A major problem with this implementation is that keventd (used for taskqueue implementation) can get starved since it runs at a very low priority. That may cause RCU to prolong the grace period which may in turn increase the memory pressure on the system.

6. rcu_sched [Rusty]

Implemented by Rusty Russell, this algorithm uses a ring of per-cpu counters which are handled during context switch if there is any RCU pending in the system. Each CPU's counter is set to one greater than its neighbor. When the neighbor's counter change it is guranteed that all the cpus have passed through a context switch. rcu_sched optimizes queueing of callbacks by maintaining separate queues for different interrupt levels. It also checks for pending rcus in idle task transitions to detect grace period more efficiently.

7. rcu_ipi [doesn't work due to linux smp_call_function implementation]

This is an unsuccessfull attempt at using the call_function IPI to handle per-CPU queiscent state checking and processing of per-CPU RCU callback queues. The idea was simple, a timer will fire at regular intervals (say 10 milliseconds) and will use smp_call_function() to prod the other CPUs for RCU related processing.
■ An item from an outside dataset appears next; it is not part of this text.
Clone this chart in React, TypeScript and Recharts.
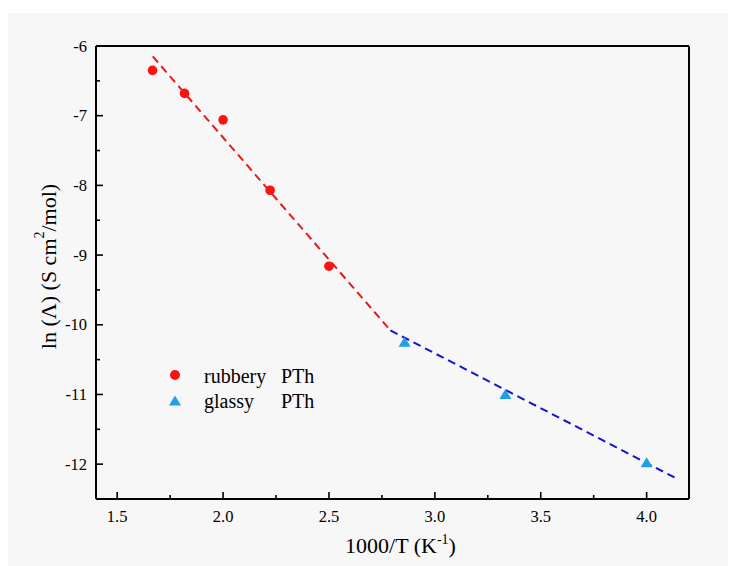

Things done in the IPI handler are similar to other periodic checking implementation - participate in quiescent state detection mechanism and process RCU callback queues if necessary. Unfortunately, call_function IPI mechanism doesn't work when sent from BH context (like a timer handler). Implementing a separate IPI for this would require modification of arch-dependent code which isn't worth the complexity. Status: abandoned.